# [REQUIREMENT]
Wherever the word "with" appears in a line, copy that line.

# [DATASET CONTENT]
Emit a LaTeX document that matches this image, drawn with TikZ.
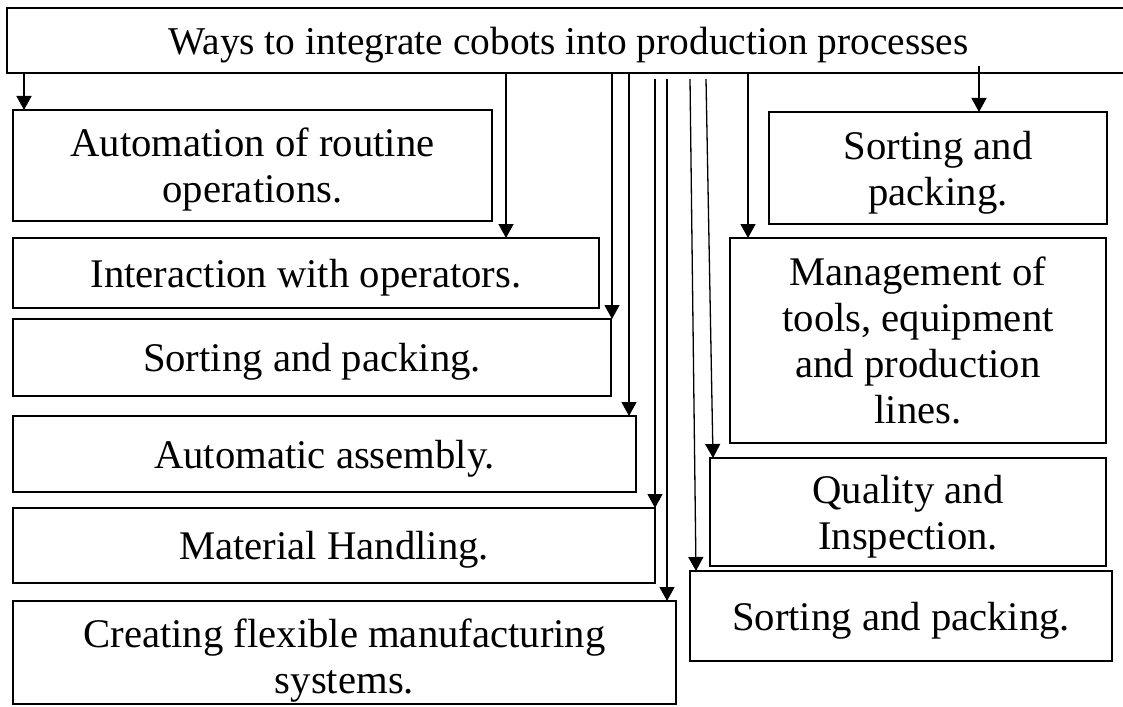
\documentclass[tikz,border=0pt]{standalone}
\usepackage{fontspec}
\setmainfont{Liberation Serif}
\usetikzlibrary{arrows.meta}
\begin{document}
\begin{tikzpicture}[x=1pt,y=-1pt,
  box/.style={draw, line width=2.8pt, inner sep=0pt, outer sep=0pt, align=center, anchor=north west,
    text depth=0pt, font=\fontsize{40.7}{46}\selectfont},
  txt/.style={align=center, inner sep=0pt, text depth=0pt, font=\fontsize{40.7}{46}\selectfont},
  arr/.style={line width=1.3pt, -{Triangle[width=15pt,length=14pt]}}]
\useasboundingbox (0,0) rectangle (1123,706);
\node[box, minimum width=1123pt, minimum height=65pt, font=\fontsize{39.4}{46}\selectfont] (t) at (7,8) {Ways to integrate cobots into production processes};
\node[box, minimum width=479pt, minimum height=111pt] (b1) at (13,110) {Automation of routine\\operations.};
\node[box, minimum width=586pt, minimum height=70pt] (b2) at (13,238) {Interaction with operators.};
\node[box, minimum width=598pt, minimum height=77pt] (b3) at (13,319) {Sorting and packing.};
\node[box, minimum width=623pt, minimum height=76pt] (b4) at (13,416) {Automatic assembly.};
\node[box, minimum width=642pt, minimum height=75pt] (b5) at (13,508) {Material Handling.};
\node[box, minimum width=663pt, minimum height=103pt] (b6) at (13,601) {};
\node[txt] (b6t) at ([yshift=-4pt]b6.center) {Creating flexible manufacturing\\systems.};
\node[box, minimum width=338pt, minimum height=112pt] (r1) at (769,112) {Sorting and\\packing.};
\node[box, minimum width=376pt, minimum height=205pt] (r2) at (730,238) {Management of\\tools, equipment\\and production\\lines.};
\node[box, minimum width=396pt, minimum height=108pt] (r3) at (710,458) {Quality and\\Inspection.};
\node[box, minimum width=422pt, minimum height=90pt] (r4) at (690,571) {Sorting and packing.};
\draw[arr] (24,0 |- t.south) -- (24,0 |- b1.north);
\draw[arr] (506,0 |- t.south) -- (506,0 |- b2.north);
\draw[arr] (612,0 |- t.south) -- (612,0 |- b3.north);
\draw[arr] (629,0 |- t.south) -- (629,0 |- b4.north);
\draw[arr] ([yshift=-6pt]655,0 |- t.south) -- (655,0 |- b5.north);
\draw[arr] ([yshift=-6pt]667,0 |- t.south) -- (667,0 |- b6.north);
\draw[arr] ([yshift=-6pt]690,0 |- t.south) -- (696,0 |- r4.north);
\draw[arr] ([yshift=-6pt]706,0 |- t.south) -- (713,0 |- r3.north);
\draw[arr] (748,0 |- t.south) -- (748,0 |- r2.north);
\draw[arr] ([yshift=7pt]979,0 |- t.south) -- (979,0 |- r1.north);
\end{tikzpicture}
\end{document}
* * *
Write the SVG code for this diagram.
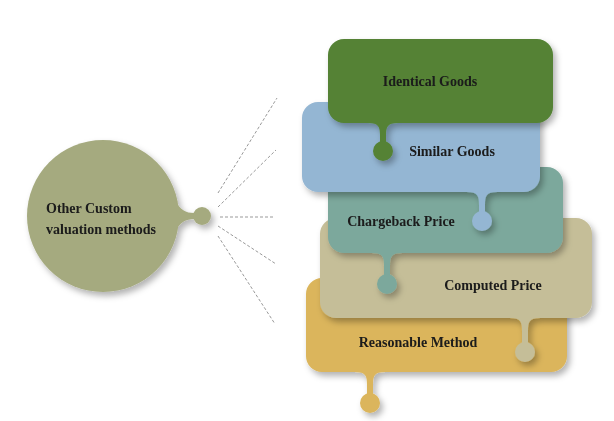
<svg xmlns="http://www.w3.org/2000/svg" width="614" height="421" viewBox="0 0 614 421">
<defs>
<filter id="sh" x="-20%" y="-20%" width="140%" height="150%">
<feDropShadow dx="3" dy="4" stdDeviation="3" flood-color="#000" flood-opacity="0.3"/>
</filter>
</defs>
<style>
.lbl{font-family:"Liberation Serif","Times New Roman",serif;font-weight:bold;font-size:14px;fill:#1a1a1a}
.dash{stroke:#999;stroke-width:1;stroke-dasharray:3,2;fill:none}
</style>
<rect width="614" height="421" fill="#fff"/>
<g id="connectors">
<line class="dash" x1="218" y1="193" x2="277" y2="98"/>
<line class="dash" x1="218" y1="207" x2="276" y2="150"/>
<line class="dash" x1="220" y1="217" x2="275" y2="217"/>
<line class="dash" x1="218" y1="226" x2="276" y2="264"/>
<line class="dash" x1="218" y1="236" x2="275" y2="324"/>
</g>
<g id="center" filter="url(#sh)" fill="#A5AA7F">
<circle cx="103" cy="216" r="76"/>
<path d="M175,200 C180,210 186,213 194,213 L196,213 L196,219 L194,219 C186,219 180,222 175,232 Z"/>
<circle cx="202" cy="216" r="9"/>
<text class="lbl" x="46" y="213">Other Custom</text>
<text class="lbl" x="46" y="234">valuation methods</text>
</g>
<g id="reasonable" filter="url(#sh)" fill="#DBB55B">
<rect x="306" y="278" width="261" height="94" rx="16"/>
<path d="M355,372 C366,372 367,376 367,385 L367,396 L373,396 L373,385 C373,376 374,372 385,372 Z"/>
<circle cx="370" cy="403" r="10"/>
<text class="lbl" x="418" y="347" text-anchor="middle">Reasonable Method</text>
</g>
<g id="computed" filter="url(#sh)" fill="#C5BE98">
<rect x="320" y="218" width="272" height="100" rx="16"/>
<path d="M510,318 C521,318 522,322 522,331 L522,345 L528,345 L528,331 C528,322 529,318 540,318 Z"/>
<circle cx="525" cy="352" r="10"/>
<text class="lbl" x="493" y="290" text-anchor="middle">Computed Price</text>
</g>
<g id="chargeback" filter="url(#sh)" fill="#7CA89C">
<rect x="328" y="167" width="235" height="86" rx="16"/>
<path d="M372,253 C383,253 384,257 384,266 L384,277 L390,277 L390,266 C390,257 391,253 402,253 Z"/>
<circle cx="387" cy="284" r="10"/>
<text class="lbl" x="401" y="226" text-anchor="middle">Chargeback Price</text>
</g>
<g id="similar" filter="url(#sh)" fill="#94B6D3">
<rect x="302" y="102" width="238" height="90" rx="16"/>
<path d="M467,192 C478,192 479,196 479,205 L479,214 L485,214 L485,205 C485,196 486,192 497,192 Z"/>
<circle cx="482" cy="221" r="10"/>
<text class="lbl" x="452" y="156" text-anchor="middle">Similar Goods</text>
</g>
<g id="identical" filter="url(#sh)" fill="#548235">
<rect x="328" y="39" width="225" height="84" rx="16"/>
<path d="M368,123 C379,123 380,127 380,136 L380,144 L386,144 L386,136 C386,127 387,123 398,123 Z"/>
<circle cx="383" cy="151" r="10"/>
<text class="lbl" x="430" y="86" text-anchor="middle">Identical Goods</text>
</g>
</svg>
* * *
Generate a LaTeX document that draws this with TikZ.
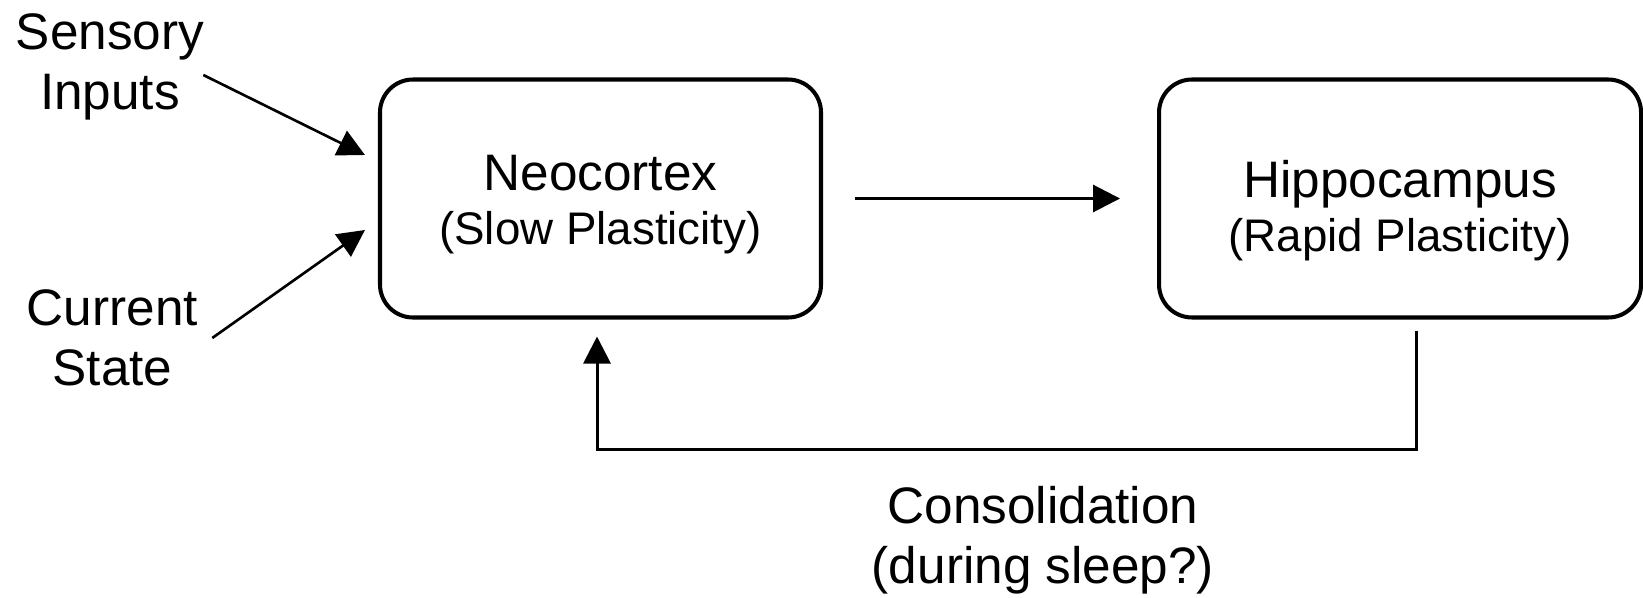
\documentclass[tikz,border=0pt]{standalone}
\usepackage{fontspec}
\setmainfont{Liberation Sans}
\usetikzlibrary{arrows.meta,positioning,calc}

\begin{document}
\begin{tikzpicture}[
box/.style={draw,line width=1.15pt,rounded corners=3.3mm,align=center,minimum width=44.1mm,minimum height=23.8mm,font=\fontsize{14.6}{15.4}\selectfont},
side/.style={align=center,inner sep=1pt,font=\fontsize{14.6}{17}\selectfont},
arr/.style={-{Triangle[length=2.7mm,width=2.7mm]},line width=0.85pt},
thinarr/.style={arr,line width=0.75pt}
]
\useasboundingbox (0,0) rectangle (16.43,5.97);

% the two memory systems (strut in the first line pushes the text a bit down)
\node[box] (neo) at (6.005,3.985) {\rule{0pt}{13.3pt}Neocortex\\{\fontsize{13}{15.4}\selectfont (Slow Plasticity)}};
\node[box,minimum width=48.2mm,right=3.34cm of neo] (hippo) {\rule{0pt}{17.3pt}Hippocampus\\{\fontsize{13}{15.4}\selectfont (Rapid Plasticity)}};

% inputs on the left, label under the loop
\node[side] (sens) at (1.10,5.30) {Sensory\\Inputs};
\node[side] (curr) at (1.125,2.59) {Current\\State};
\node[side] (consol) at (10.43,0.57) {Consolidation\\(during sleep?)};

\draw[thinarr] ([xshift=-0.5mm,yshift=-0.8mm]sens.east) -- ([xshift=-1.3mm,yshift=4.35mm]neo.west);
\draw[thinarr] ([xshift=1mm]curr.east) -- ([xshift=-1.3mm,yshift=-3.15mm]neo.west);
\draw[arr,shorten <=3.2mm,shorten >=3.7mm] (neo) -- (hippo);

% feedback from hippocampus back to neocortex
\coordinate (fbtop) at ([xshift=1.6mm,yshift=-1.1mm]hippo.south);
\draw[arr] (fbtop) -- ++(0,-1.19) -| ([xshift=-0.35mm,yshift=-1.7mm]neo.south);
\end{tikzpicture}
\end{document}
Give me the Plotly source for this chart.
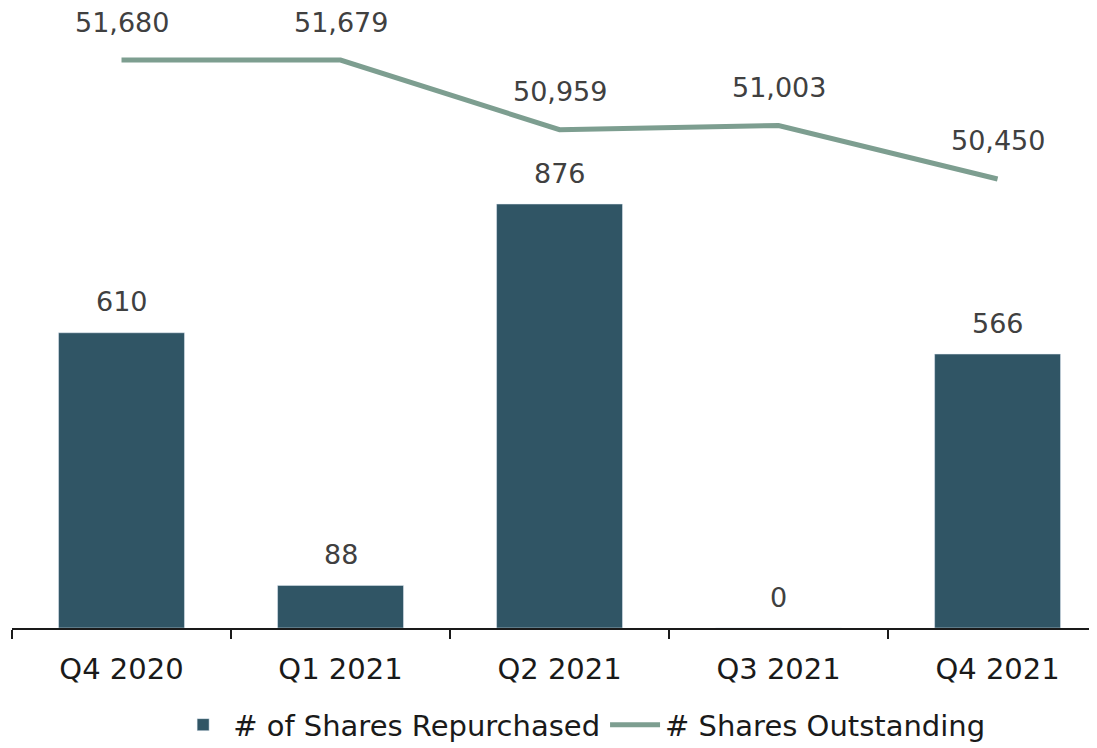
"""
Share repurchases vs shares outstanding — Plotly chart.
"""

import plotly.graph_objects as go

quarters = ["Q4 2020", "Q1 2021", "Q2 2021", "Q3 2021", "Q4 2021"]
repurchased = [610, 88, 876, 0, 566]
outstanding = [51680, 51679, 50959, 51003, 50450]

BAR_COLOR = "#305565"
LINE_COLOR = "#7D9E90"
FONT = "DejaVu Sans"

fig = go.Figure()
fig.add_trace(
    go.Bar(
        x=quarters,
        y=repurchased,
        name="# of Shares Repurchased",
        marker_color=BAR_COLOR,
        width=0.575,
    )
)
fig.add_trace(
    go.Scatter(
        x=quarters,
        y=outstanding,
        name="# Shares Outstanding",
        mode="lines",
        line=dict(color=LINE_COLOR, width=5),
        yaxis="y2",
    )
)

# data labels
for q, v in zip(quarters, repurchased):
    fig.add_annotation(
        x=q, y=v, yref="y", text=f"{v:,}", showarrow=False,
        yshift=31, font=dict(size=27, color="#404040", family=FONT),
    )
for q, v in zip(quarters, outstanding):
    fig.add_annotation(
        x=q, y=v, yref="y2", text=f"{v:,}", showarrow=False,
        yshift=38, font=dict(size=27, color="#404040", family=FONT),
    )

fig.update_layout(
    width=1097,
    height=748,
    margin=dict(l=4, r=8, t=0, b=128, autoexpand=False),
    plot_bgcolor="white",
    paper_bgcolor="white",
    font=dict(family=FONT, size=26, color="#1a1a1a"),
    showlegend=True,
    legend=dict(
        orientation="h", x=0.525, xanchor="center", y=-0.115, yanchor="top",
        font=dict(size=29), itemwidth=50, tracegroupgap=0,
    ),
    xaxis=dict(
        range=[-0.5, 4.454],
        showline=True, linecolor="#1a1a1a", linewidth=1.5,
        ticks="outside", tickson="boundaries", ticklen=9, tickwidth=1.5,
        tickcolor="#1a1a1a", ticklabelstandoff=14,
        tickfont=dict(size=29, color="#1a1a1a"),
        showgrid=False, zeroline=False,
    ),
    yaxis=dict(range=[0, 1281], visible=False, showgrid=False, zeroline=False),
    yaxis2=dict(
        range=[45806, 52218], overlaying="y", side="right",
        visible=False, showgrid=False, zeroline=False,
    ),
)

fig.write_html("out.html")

# [SOLUTION TO THIS EXERCISE]
Emit a LaTeX document that matches this image, drawn with TikZ.
\node[box, minimum width=586pt, minimum height=70pt] (b2) at (13,238) {Interaction with operators.};
Generate a LaTeX document that draws this with TikZ.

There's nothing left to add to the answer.